I do 3x gross income.
gross, most people in NY wouldn't even qualify if it was compared to net.
In my market, asking tenants to have an income of 3x the rent often isn't feasible. On the other hand, you live quite far away from me, and I've seen many American investors swear by this rule.
Theoretically, you want your tenants to have lots of income. However, when people have high incomes, they become home buyers instead. I am assuming that you want long term tenants, and most renters stay for the long term because of income limitations.
Good question. I don't use a hard and fast rule for the income portion with everyone across the board.
And there are factors to consider such as what is included in the rent..... Is it just rent and tenant pays ALL the bills or is it ALL BILLS PAID or SOME BILLS PAID type of structure??
If the unit is rent only covers rent then sticking close to that 1/3 (33%) of income number plus or minus a few points is probably the safe bet on getting your money every month. They will have to pay utility bills on top of rent.
If the unit is all bills paid then you should be more lenient with the ratio because they don't need the extra income to pay bills since you are already paying them. Maybe up to 50-55% of income is acceptable.
If the unit is some bills paid and not others then something between 33% and the 55% is more workable.
I would think as with any tenant you have to use discretion in the matter. Say someone works in a field where incomes are subject to change dramatically such as oil and gas, certain types of construction like road building etc, these people may work large numbers of hours and make good money but there is usually some level of base pay and should conditions change such as oil prices dropping or say having a wet summer where construction might be delayed for extended periods etc, you will want to evaluate a prospective tenant on a base pay as well as the highest gross income possible.
In an oil and gas situation it would be totally possible for a person/family to make $4000 a month right and your rent lets say is $1500/mo, well what happens when the price of oil drops and there is no overtime pay coming in and that monthly income drops to $2000/mo???? Will you get your rent payment or will they pay the 2 car payments and buy food and take Jack or Jill to the doctor because of the chronic bronchitis they have had since they were 2 years old......??? (just had a tenant leave yesterday in this exact situation, numbers were different and they had a new baby not a chronic health issue but the job was oil and gas fracking and income was cut in half in a matter of 60 days. They found a different job for the husband and left - leaving the security deposit behind)
These are all things that a manager or landlord needs to know about their market and who is applying to rent. Further more about knowing your market, it's not good enough at times to know employment is good right now, or that yeah other factors are good right now. You should take some time to know MORE about what drives the market you are investing in and how those drivers of the market can, will or won't change.
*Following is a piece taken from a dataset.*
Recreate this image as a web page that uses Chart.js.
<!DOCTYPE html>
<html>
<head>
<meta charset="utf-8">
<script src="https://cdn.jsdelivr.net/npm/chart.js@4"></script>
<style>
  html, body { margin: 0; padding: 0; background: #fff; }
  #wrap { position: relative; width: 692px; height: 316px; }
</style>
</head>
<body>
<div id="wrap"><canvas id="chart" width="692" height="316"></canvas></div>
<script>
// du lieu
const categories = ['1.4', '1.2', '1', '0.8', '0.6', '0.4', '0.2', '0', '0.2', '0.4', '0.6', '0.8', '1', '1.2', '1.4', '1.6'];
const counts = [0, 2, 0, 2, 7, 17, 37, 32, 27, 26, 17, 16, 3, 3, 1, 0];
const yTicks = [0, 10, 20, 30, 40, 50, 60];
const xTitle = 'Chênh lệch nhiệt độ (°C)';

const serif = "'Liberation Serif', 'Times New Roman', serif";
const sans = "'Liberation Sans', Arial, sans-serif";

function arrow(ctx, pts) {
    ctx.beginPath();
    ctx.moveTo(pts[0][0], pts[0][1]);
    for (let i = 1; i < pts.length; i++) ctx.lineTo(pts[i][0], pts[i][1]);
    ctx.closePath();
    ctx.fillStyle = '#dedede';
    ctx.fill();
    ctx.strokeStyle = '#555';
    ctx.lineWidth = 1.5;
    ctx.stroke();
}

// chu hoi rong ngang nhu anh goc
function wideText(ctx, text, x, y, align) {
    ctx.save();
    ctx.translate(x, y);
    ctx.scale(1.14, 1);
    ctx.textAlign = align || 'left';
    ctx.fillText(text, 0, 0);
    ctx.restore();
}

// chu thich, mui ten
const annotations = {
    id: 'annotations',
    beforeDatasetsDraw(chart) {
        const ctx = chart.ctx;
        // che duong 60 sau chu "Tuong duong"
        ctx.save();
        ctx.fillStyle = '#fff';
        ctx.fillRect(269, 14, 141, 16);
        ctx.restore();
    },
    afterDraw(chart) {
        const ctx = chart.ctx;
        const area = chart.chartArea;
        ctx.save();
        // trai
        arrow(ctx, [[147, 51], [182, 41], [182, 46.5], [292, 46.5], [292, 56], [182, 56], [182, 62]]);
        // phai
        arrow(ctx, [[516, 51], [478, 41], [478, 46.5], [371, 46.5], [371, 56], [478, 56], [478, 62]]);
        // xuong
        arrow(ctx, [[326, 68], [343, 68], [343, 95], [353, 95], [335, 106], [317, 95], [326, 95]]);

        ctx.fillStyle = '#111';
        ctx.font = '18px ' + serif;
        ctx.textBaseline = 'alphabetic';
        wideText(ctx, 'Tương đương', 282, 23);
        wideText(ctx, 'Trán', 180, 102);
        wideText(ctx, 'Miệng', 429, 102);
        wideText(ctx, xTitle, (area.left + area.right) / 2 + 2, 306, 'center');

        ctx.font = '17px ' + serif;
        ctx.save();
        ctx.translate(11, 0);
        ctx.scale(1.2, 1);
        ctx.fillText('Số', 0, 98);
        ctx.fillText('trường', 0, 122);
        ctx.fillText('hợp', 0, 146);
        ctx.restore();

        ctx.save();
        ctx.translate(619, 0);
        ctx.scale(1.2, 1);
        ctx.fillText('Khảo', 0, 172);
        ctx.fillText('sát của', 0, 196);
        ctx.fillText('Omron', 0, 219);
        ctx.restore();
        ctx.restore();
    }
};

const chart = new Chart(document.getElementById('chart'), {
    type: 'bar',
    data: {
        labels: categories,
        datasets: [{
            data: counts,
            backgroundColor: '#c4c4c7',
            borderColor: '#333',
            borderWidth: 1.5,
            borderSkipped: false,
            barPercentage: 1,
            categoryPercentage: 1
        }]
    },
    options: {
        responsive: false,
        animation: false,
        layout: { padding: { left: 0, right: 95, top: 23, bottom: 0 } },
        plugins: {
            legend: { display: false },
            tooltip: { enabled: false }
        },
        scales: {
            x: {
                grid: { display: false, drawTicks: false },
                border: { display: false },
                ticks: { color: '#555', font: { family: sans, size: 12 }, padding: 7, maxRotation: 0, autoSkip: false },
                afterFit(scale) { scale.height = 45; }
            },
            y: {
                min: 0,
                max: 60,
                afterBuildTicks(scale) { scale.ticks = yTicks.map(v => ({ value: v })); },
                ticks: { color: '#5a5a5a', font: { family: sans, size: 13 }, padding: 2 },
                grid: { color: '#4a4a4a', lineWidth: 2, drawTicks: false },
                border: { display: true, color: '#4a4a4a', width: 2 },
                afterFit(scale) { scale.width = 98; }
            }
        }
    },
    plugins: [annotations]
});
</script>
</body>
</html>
An example in the other direction might be that someone builds an ethanol plant on the edge of town, and yes that may be subject to fuel price, commodity prices (corn used to make ethanol) and oil and gas markets etc etc but just for the sake of the argument.... Lets say the plant is built and its a 20 million dollar or a 75 million dollar investment to come online and produce a product. Well it's not likely that someone spent all that money to close a plant in 12 months or 24 months from now and walk away, so it is probably more secure than oil and gas drilling activity. If that plant brings 100 new jobs to the area, you can probably bet they will be here next year and the year after.
Same would go for a new hospital that might now be open. You will need all kinds of people to run the facility and treat patients and that is not likely to change.
These might not be the best and most true examples one could use but it's what came off the top of my head and you should get the idea I am getting at I hope.
I use 3x gross to weed out the people who can't really afford it anyway. Throw a 600+ credit score on top of that and the rest of the unqualified are weeded out.
I use gross as a guideline; work history/how long at a job is also very important to me.